For more technical details about the Marmalade policy manager contract, see Policy manager contract.

Sales-specific contracts

Marmalade supports sales-specific contracts to provide flexibility for how tokens can be sold. Sales-specific contracts allow you to define different sales models with different sales mechanics—like auctions or limited offering periods—instead of simply quoting an asking price.

When you offer a token for sale in the ledger, you can provide a reference to a specific contract that defines the rules for the sale. For example, the sale contract you reference might have auction rules that specify an opening price and how to handle incoming bids. Depending on the rules defined in the referenced sale contract, the policy manager contract updates the final price of the quote during the buy process.

By using a separate contract to define and manage the mechanics of the sales process, you can ensure that buyers and sellers can participate safely without compromising royalty payments. It's important to note that contracts that define a sales model—the sale contract—must be reviewed and registered in the policy manager so that the policy manager can enforce the contract rules.

The following diagram provides a simplified view of the interaction between the ledger, policy manager, and a sale contract:

Contract interaction using a sale contract
Contract interaction using a sale contract

For information about registered sales-specific contracts, see Auctions. For more information about how to reference a sales-specific contract, implement the sale contract interface, or create your own sale contract, see Create a sale contract.


Individual policies give you granular control over token properties and token-related activity, including minting, burning, transferring, and buying tokens. Token policies are implemented as smart contracts based on the interfaces defined in the kip.token-policy-v2 standard. There are several built-in policies—called concrete policies—that are configured to handle the most common marketplace use cases.

The built-in concrete policies are officially released and maintained to provide ready-to-use implementations of common features that don't require any custom development work.
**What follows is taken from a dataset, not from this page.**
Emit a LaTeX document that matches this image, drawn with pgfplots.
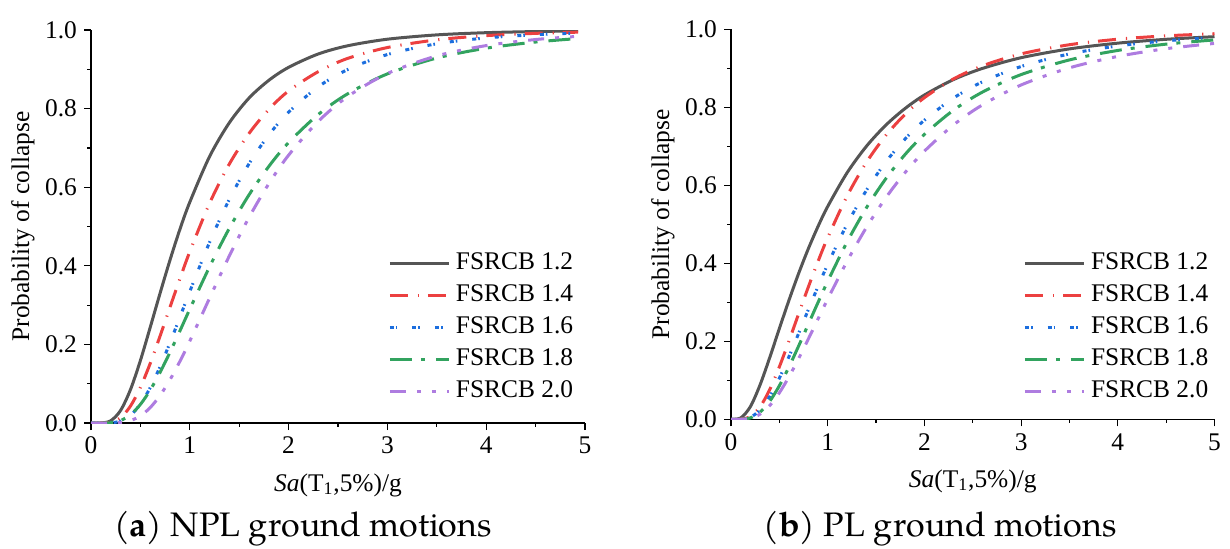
\documentclass[border=0pt]{standalone}
\usepackage{fontspec}
\setmainfont{Liberation Serif}
\newfontfamily\capfont{TeX Gyre Pagella}
\usepackage{pgfplots}
\usepackage{pgfplotstable}
\pgfplotsset{compat=1.18}

\definecolor{c12}{RGB}{85,85,85}
\definecolor{c14}{RGB}{236,64,64}
\definecolor{c16}{RGB}{28,110,222}
\definecolor{c18}{RGB}{50,163,95}
\definecolor{c20}{RGB}{174,124,224}

% x, FSRCB 1.2, 1.4, 1.6, 1.8, 2.0  (NPL)
\pgfplotstableread{
x    c12    c14    c16    c18    c20
0    0      0      0      0      0
0.1  0.0001 0      0      0      0
0.2  0.0058 0.0019 0.0005 0.0008 0.0001
0.3  0.0322 0.0138 0.0050 0.0063 0.0012
0.4  0.0853 0.0432 0.0196 0.0211 0.0061
0.5  0.159  0.0907 0.048  0.0473 0.0181
0.6  0.244  0.152  0.0903 0.0841 0.0394
0.7  0.331  0.222  0.1437 0.1293 0.0705
0.8  0.415  0.295  0.2047 0.1803 0.1103
0.9  0.493  0.367  0.2693 0.2345 0.157
1.0  0.562  0.436  0.3347 0.2897 0.2085
1.2  0.678  0.559  0.4598 0.3974 0.3177
1.4  0.764  0.659  0.569  0.4954 0.4252
1.6  0.827  0.737  0.660  0.5808 0.5234
1.8  0.872  0.798  0.733  0.653  0.609
2.0  0.905  0.845  0.791  0.7136 0.6815
2.3  0.939  0.894  0.8555 0.785  0.7675
2.6  0.960  0.928  0.8996 0.838  0.831
3.0  0.9766 0.9554 0.9376 0.8884 0.8893
3.5  0.9876 0.975  0.9649 0.9287 0.9342
4.0  0.9932 0.9857 0.9798 0.9537 0.9604
4.5  0.9961 0.9915 0.9881 0.9694 0.9758
4.93 0.9976 0.9945 0.9923 0.9783 0.9839
}\npldata

% PL ground motions
\pgfplotstableread{
x    c12    c14    c16    c18    c20
0    0      0      0      0      0
0.1  0.0035 0.0003 0.0002 0.0001 0.0001
0.2  0.0323 0.0071 0.0052 0.0037 0.0026
0.3  0.088  0.0317 0.0238 0.0181 0.0132
0.4  0.158  0.0759 0.0583 0.0461 0.0351
0.5  0.2327 0.1346 0.1055 0.0861 0.068
0.6  0.3057 0.2013 0.161  0.1347 0.1092
0.7  0.3745 0.2709 0.2206 0.1883 0.1561
0.8  0.4376 0.3395 0.2813 0.2440 0.2062
0.9  0.4946 0.4049 0.3405 0.2997 0.2573
1.0  0.5458 0.4658 0.3973 0.3538 0.3082
1.2  0.632  0.5723 0.5    0.4545 0.405
1.4  0.700  0.6588 0.587  0.5422 0.4919
1.6  0.754  0.7275 0.6595 0.6166 0.5677
1.8  0.797  0.782  0.7187 0.679  0.6326
2.0  0.8315 0.8248 0.767  0.7307 0.6876
2.3  0.871  0.8727 0.8236 0.7925 0.7546
2.6  0.8997 0.9064 0.8654 0.839  0.8062
3.0  0.9272 0.937  0.9047 0.8839 0.8573
3.5  0.9498 0.9605 0.9369 0.9215 0.9012
4.0  0.9645 0.9746 0.9573 0.9458 0.9305
4.5  0.9744 0.9833 0.9705 0.962  0.9503
5.0  0.9811 0.9887 0.9793 0.9728 0.9639
}\pldata

\tikzset{
  s12/.style={c12, line width=1.5pt, solid},
  s14/.style={c14, line width=1.5pt, dash pattern=on 9pt off 5pt on 0.6pt off 4.5pt},
  s16/.style={c16, line width=1.5pt, dash pattern=on 2pt off 1pt on 0.8pt off 7.5pt},
  s18/.style={c18, line width=1.5pt, dash pattern=on 11pt off 4.5pt on 2pt off 5.5pt},
  s20/.style={c20, line width=1.5pt, dash pattern=on 8pt off 5.5pt on 2pt off 5.5pt on 2pt off 5.5pt},
}

\pgfplotsset{
  fragax/.style={
    scale only axis,
    xmin=0, xmax=5, ymin=0, ymax=1,
    axis x line*=bottom, axis y line*=left,
    axis line style={line width=0.65pt},
    xtick={0,1,2,3,4,5}, ytick={0,0.2,0.4,0.6,0.8,1},
    minor x tick num=1, minor y tick num=1,
    tick align=outside, major tick length=3.5pt, minor tick length=1.8pt,
    tick style={black, line width=0.6pt},
    ticklabel style={font=\fontsize{12.7}{14}\selectfont},
    yticklabel style={/pgf/number format/.cd, fixed, fixed zerofill, precision=1},
    /pgf/number format/assume math mode=true,
    label style={font=\fontsize{12.7}{14}\selectfont},
    xlabel={\textit{Sa}(T\textsubscript{1},5\%)/g},
    xlabel style={at={(axis description cs:0.5,0)}, anchor=base, yshift=-34pt},
    ylabel={Probability of collapse},
    ylabel style={at={(axis description cs:0,0.5)}, anchor=base, yshift=31pt},
    legend cell align=left,
    legend style={draw=none, fill=none, inner sep=0pt, font=\fontsize{12.7}{14}\selectfont,
      row sep=3.5pt, column sep=2.5pt,
      nodes={inner sep=0.3pt, text height=9pt, text depth=3pt}},
    legend image code/.code={\draw[##1] (0pt,0pt) -- (29.5pt,0pt);},
  }
}

\begin{document}
\begin{tikzpicture}
\path[use as bounding box] (0,0) rectangle (615pt,-274pt);

\begin{axis}[fragax, at={(45.5pt,-211.5pt)}, anchor=origin,
  width=247pt, height=196.5pt,
  legend style={at={(0.601,0.44)}, anchor=north west}]
\addplot[s12, smooth] table[x=x, y=c12] {\npldata};
\addplot[s14, smooth] table[x=x, y=c14] {\npldata};
\addplot[s16, smooth] table[x=x, y=c16] {\npldata};
\addplot[s18, smooth] table[x=x, y=c18] {\npldata};
\addplot[s20, smooth] table[x=x, y=c20] {\npldata};
\legend{FSRCB 1.2, FSRCB 1.4, FSRCB 1.6, FSRCB 1.8, FSRCB 2.0}
\end{axis}

\begin{axis}[fragax, at={(365.5pt,-209.65pt)}, anchor=origin,
  width=241.75pt, height=195pt,
  legend style={at={(0.604,0.434)}, anchor=north west}]
\addplot[s12, smooth] table[x=x, y=c12] {\pldata};
\addplot[s14, smooth] table[x=x, y=c14] {\pldata};
\addplot[s16, smooth] table[x=x, y=c16] {\pldata};
\addplot[s18, smooth] table[x=x, y=c18] {\pldata};
\addplot[s20, smooth] table[x=x, y=c20] {\pldata};
\legend{FSRCB 1.2, FSRCB 1.4, FSRCB 1.6, FSRCB 1.8, FSRCB 2.0}
\end{axis}

\node[anchor=base, font=\capfont\fontsize{17}{20}\selectfont] at (151.5pt,-268pt) {(\textbf{a}) NPL ground motions};
\node[anchor=base, font=\capfont\fontsize{17}{20}\selectfont] at (470pt,-268pt) {(\textbf{b}) PL ground motions};
\end{tikzpicture}
\end{document}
The concrete policies currently available provide the following features:

  • Guard enforcement policy. If the guard-policy is applied to a token, a keyset or another type of guard must be specified to initiate any token-related activity, bolstering security against unauthorized minting.
  • Non-fungible token enforcement policy. If the non-fungible-policy is applied to a token, the token is guaranteed to be unique with a maximum supply of one and precision set to zero.
  • Royalty enforcement policy. If the royalty-policy is applied to a token, you can designate an account to receive royalties each time the token is transferred to a new owner, fostering an ongoing revenue stream from NFT sales.
  • Collection identification policy. If the collection-policy is applied to a token, the token is identified as part of a collection and can be discovered as an item in a toke list.
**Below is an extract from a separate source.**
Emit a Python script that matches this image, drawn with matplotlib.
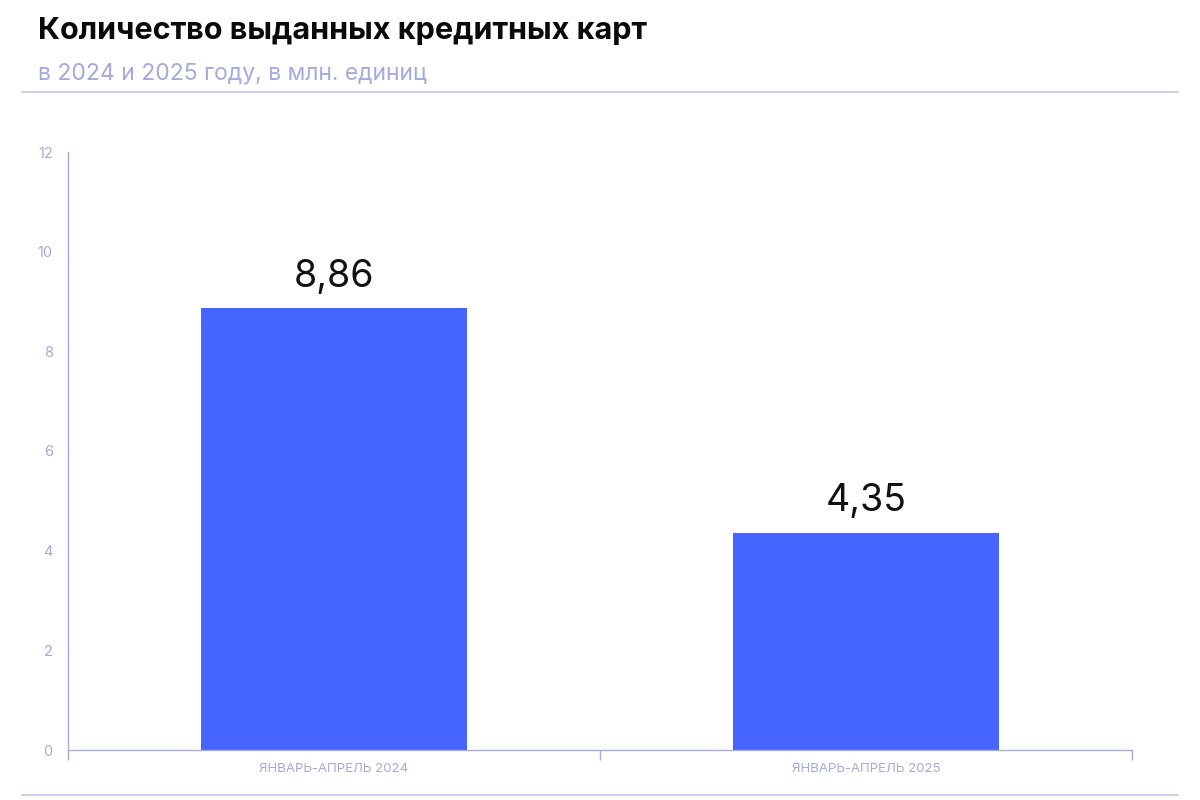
import matplotlib.pyplot as plt
from matplotlib.lines import Line2D

categories = ['ЯНВАРЬ-АПРЕЛЬ 2024', 'ЯНВАРЬ-АПРЕЛЬ 2025']
values = [8.86, 4.35]
value_labels = ['8,86', '4,35']
y_ticks = [0, 2, 4, 6, 8, 10, 12]

title = 'Количество выданных кредитных карт'
subtitle = 'в 2024 и 2025 году, в млн. единиц'

bar_color = '#4664ff'
muted = '#a6aad8'
rule = '#c5c7e3'

plt.rcParams['font.family'] = ['Inter', 'DejaVu Sans']

fig = plt.figure(figsize=(12, 8), dpi=100)
ax = fig.add_axes([68 / 1200, 1 - 750 / 800, (1132 - 68) / 1200, (750 - 152) / 800])

xs = list(range(len(categories)))
ax.bar(xs, values, width=0.5, color=bar_color, zorder=2)
for x, v, lab in zip(xs, values, value_labels):
    ax.annotate(lab, (x, v), xytext=(0, 10), textcoords='offset points',
                ha='center', va='bottom', fontsize=27, color='#111111')

ax.set_xlim(-0.5, len(categories) - 0.5)
ax.set_ylim(0, 12)

# boundaries between categories get the tick marks, labels sit in the middle
ax.set_xticks([i - 0.5 for i in range(len(categories) + 1)])
ax.set_xticklabels([])
ax.tick_params(axis='x', which='major', length=7, width=1, color=muted, direction='out')
ax.set_xticks(xs, minor=True)
ax.set_xticklabels(categories, minor=True, fontsize=9.5, color=muted)
ax.tick_params(axis='x', which='minor', length=0, pad=9)

ax.set_yticks(y_ticks)
ax.set_yticklabels([str(t) for t in y_ticks], fontsize=10.5, color=muted)
ax.tick_params(axis='y', length=0, pad=11)

for s in ['top', 'right']:
    ax.spines[s].set_visible(False)
for s in ['left', 'bottom']:
    ax.spines[s].set_color(muted)
    ax.spines[s].set_linewidth(1)

fig.text(38 / 1200, 1 - 31 / 800, title, fontsize=22, fontweight='bold',
         color='#0a0a0a', va='center', ha='left')
fig.text(38 / 1200, 1 - 73 / 800, subtitle, fontsize=16.5,
         color=muted, va='center', ha='left')

fig.add_artist(Line2D([22 / 1200, 1178 / 1200], [1 - 92 / 800] * 2, color=rule, lw=1.2))
fig.add_artist(Line2D([22 / 1200, 1178 / 1200], [1 - 795 / 800] * 2, color=rule, lw=1.2))

fig.savefig('out.png', dpi=100, facecolor='white')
You can also create custom policies to implement unique rules or enforce specific behavior not covered by the concrete policies. You can find examples of custom policies in the examples/policies repository.

Example policies aren't officially released and maintained, but can be useful models for developing your own custom policies. If an example or custom policy seems broadly useful to a general audience, it can be promoted to a concrete policy, contributing to the overall evolution of the Marmalade marketplace.